Visitors carry the guidebooks with them as they walk through the museum floor. As a visitor walks up to a particular exhibit, the guidebook provides new forms of interaction, information, and ideas about the exhibit. When approaching the Exploratorium's Echo Tube exhibit, for example, visitors see a small Web page on their handheld guidebook, suggesting ways of interacting with the tube, such as clapping and counting to measure the speed of sound. The guidebook also provides visitors with intriguing questions to consider (such as, "What does a dog bark in the tube sound like?") and a way for them to enter their own questions and observations (which other visitors can then access). In addition, visitors can learn more about the science of echoes (with deeper explanations than available on the exhibit label), real-world connections (for example, recommended locations in the San Francisco area for hearing echoes), and the history and evolution of the exhibit itself (including stories from the exhibit developers). The system allows visitors to save items of interest to a personalized Web page which they can access after their visit at home or school.
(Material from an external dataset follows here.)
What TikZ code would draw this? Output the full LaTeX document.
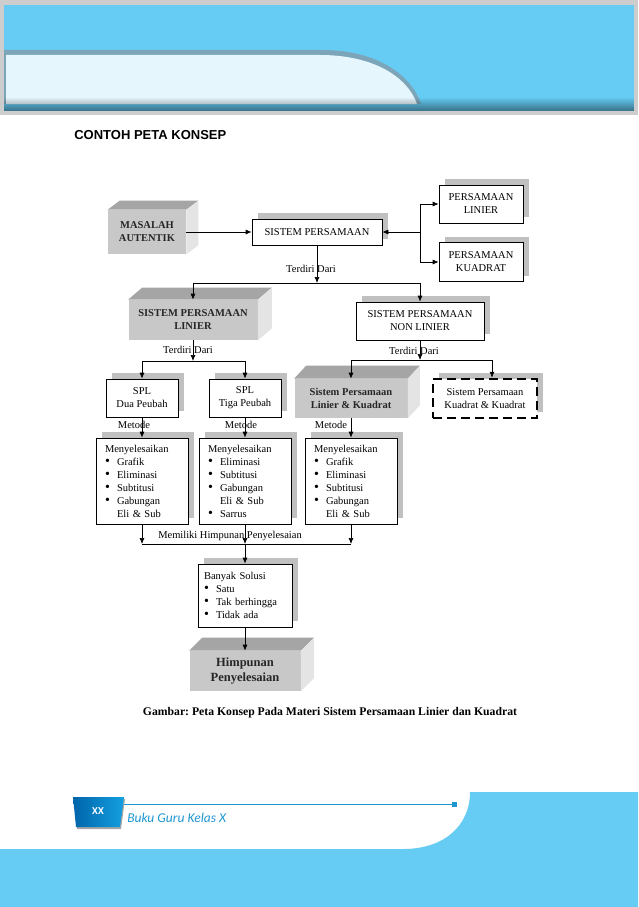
\documentclass[tikz,border=0pt]{standalone}
\usepackage{fontspec}
\setmainfont{Liberation Serif}
\newfontfamily\titlefont{Liberation Sans}
\newfontfamily\footfont{Carlito}
\usetikzlibrary{arrows.meta,shadows,fadings}
\definecolor{headblue}{RGB}{102,204,244}
\definecolor{headpale}{RGB}{230,246,253}
\definecolor{headedge}{RGB}{125,165,185}
\definecolor{framegray}{RGB}{205,205,205}
\definecolor{shadowgray}{RGB}{192,192,192}
\definecolor{cubefront}{RGB}{200,200,200}
\definecolor{cubetop}{RGB}{165,165,165}
\definecolor{cubeside}{RGB}{228,228,228}
\definecolor{badgedark}{RGB}{0,100,170}
\definecolor{badgelight}{RGB}{20,160,225}
\definecolor{footline}{RGB}{30,150,210}
\newcommand{\bitem}{\makebox[12pt][l]{\fontsize{14}{13}\selectfont\textbullet}}
\frenchspacing

\begin{document}
\begin{tikzpicture}[
    x=1pt, y=-1pt,
    line width=0.7pt,
    box/.style={draw, fill=white, align=center, inner sep=0pt,
      font=\fontsize{10.5}{13}\selectfont,
      general shadow={fill=shadowgray, shadow xshift=6pt, shadow yshift=6pt}},
    listbox/.style={box, align=left, text width=74pt, inner xsep=9pt, minimum height=86pt},
    dashbox/.style={box, line width=2.5pt, dash pattern=on 9pt off 5pt},
    cube/.style={fill=cubefront, align=center, inner sep=0pt, text=black!85,
      font=\bfseries\fontsize{10.5}{13}\selectfont},
    lbl/.style={inner sep=1pt, font=\fontsize{10.5}{13}\selectfont},
    arr/.style={-{Latex[length=6pt, width=5pt]}}
  ]
  \useasboundingbox (0,0) rectangle (638,907);
  % header
  \fill[framegray] (0,0) rectangle (638,115);
  \fill[headblue] (4,5) rectangle (634,111);
  \fill[headedge] (4,50) -- (322,50) .. controls (378,50) and (412,76) .. (421,104) -- (4,104) -- cycle;
  \fill[headpale] (6,55) -- (320,55) .. controls (375,55) and (408,78) .. (417,104) -- (6,104) -- cycle;
  \fill[black, opacity=0.45, path fading=north] (4,97) rectangle (634,111);
  \node (title) [anchor=west, inner sep=0pt, font=\titlefont\bfseries\fontsize{13}{15}\selectfont] at (74, 135) {CONTOH PETA KONSEP};

  % top row
  \node (masalah) [cube, minimum width=78pt, minimum height=44pt] at (147, 232) {MASALAH\\AUTENTIK};
  \fill[cubetop] (masalah.north west) -- ++(12pt,9pt) -- ([shift={(12pt,9pt)}]masalah.north east) -- (masalah.north east) -- cycle;
  \fill[cubeside] (masalah.north east) -- ++(12pt,9pt) -- ([shift={(12pt,9pt)}]masalah.south east) -- (masalah.south east) -- cycle;
  \node (sp) [box, minimum width=130pt, minimum height=26pt] at (317, 232) {SISTEM PERSAMAAN};
  \node (pl) [box, minimum width=84pt, minimum height=38pt] at (481, 204) {PERSAMAAN\\LINIER};
  \node (pk) [box, minimum width=84pt, minimum height=39pt] at (481, 262) {PERSAMAAN\\KUADRAT};

  % second row
  \node (spl) [cube, minimum width=129pt, minimum height=40pt] at (193, 320) {SISTEM PERSAMAAN\\LINIER};
  \fill[cubetop] (spl.north west) -- ++(14pt,12pt) -- ([shift={(14pt,12pt)}]spl.north east) -- (spl.north east) -- cycle;
  \fill[cubeside] (spl.north east) -- ++(14pt,12pt) -- ([shift={(14pt,12pt)}]spl.south east) -- (spl.south east) -- cycle;
  \node (spnl) [box, minimum width=128pt, minimum height=38pt] at (420, 321) {SISTEM PERSAMAAN\\NON LINIER};

  % third row
  \node (dua) [box, minimum width=72pt, minimum height=38pt] at (142, 398) {SPL\\Dua Peubah};
  \node (tiga) [box, minimum width=72pt, minimum height=38pt] at (245, 398) {SPL\\Tiga Peubah};
  \node (splk) [cube, minimum width=113pt, minimum height=39pt] at (351, 398.5) {Sistem Persamaan\\Linier \& Kuadrat};
  \fill[cubetop] (splk.north west) -- ++(12pt,13pt) -- ([shift={(12pt,13pt)}]splk.north east) -- (splk.north east) -- cycle;
  \fill[cubeside] (splk.north east) -- ++(12pt,13pt) -- ([shift={(12pt,13pt)}]splk.south east) -- (splk.south east) -- cycle;
  \node (skk) [dashbox, minimum width=104pt, minimum height=39pt] at (485, 398.5) {Sistem Persamaan\\Kuadrat \& Kuadrat};

  % methods
  \node (m1) [listbox] at (142, 481) {Menyelesaikan\\ \bitem Grafik\\ \bitem Eliminasi\\ \bitem Subtitusi\\ \bitem Gabungan\\ \hspace*{12pt}Eli \& Sub};
  \node (m2) [listbox] at (245, 481) {Menyelesaikan\\ \bitem Eliminasi\\ \bitem Subtitusi\\ \bitem Gabungan\\ \hspace*{12pt}Eli \& Sub\\ \bitem Sarrus};
  \node (m3) [listbox] at (351, 481) {Menyelesaikan\\ \bitem Grafik\\ \bitem Eliminasi\\ \bitem Subtitusi\\ \bitem Gabungan\\ \hspace*{12pt}Eli \& Sub};

  % result
  \node (sol) [box, align=left, text width=82pt, inner xsep=6pt, minimum height=63pt] at (245, 595.5) {Banyak Solusi\\ \bitem Satu\\ \bitem Tak berhingga\\ \bitem Tidak ada};
  \node (himp) [cube, minimum width=111pt, minimum height=40pt, font=\bfseries\fontsize{12.5}{15}\selectfont] at (245, 671) {Himpunan\\Penyelesaian};
  \fill[cubetop] (himp.north west) -- ++(13pt,13pt) -- ([shift={(13pt,13pt)}]himp.north east) -- (himp.north east) -- cycle;
  \fill[cubeside] (himp.north east) -- ++(13pt,13pt) -- ([shift={(13pt,13pt)}]himp.south east) -- (himp.south east) -- cycle;

  % junctions
  \coordinate (jr) at (420, 232);
  \coordinate (j1) at (317, 283);
  \coordinate (j2) at (193, 361);
  \coordinate (j3) at (420, 360);
  \coordinate (j4) at (245, 544);
  \coordinate (skktop) at ([xshift=7pt]skk.north);

  \draw[arr] (masalah) -- (sp);
  \draw (pl.west -| jr) -- (pk.west -| jr);
  \draw[arr] (jr) -- (sp);
  \draw[arr] (pl.west -| jr) -- (pl);
  \draw[arr] (pk.west -| jr) -- (pk);
  \draw[arr] (sp) -- (j1);
  \draw (spl.north |- j1) -- (spnl.north |- j1);
  \draw[arr] (spl.north |- j1) -- (spl.north);
  \draw[arr] (spnl.north |- j1) -- (spnl);
  \draw[arr] (spl) -- (j2);
  \draw (dua.north |- j2) -- (tiga.north |- j2);
  \draw[arr] (dua.north |- j2) -- (dua);
  \draw[arr] (tiga.north |- j2) -- (tiga);
  \draw[arr] (spnl) -- (j3);
  \draw (splk.north |- j3) -- (skktop |- j3);
  \draw[arr] (splk.north |- j3) -- (splk.north);
  \draw[arr] (skktop |- j3) -- (skktop);
  \draw[arr] (dua) -- (m1);
  \draw[arr] (tiga) -- (m2);
  \draw[arr] (splk) -- (m3);
  \draw[arr] (m1) -- (m1 |- j4);
  \draw[arr] (m2) -- (j4);
  \draw[arr] (m3) -- (m3 |- j4);
  \draw (m1 |- j4) -- (m3 |- j4);
  \draw[arr] (j4) -- (sol);
  \draw[arr] (sol) -- (himp.north);

  % labels
  \node (td1) [lbl] at (311, 269) {Terdiri Dari};
  \node (td2) [lbl] at (188, 350) {Terdiri Dari};
  \node (td3) [lbl] at (414, 351) {Terdiri Dari};
  \node (mt1) [lbl] at (134, 425) {Metode};
  \node (mt2) [lbl] at (241, 425) {Metode};
  \node (mt3) [lbl] at (331, 425) {Metode};
  \node (mhp) [lbl] at (230, 536) {Memiliki Himpunan Penyelesaian};
  \node (caption) [font=\bfseries\fontsize{11.7}{14}\selectfont] at (330, 713) {Gambar: Peta Konsep Pada Materi Sistem Persamaan Linier dan Kuadrat};

  % footer
  \fill[headblue] (0,849) -- (403,849) .. controls (445,849) and (470,825) .. (470,792) -- (638,792) -- (638,907) -- (0,907) -- cycle;
  \fill[black!35] (74,799) -- (125,799) -- (121,829) -- (77,829) -- cycle;
  \shade[left color=badgedark, right color=badgelight] (73,797) -- (124,797) -- (120,827) -- (76,827) -- cycle;
  \node (xx) [text=white, font=\footfont\bfseries\fontsize{10.5}{12}\selectfont] at (98, 811) {XX};
  \coordinate (fl) at (124, 804);
  \coordinate (fr) at (454, 804);
  \draw[footline, line width=1pt] (fl) -- (fr);
  \fill[footline] ([shift={(-2.5pt,-2.5pt)}]fr) rectangle ([shift={(2.5pt,2.5pt)}]fr);
  \node (book) [anchor=west, inner sep=0pt, text=footline, font=\footfont\itshape\fontsize{13.5}{15}\selectfont] at (127, 818) {Buku Guru Kelas X};
\end{tikzpicture}
\end{document}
The guidebook is being developed as part of a research project with funding from the National Science Foundation. Project staff from the Exploratorium have developed prototype content for five different exhibits, and are testing the concept with a variety of museum audiences. Researchers from HP Labs developed the wireless infrastructure for the project, in which infrared "beacons" on the exhibits send out Web page addresses to the handheld devices. They are testing out several different types of handheld devices and alternative ways to access location information (such as bar-code readers and RFID tags). Another partner in the project, Concord Consortium, is developing sensor technologies that will enable visitors to take measurements, collect and analyze data, and perform other experiments using the handheld computers.
The first phase of research will be completed by early 2002.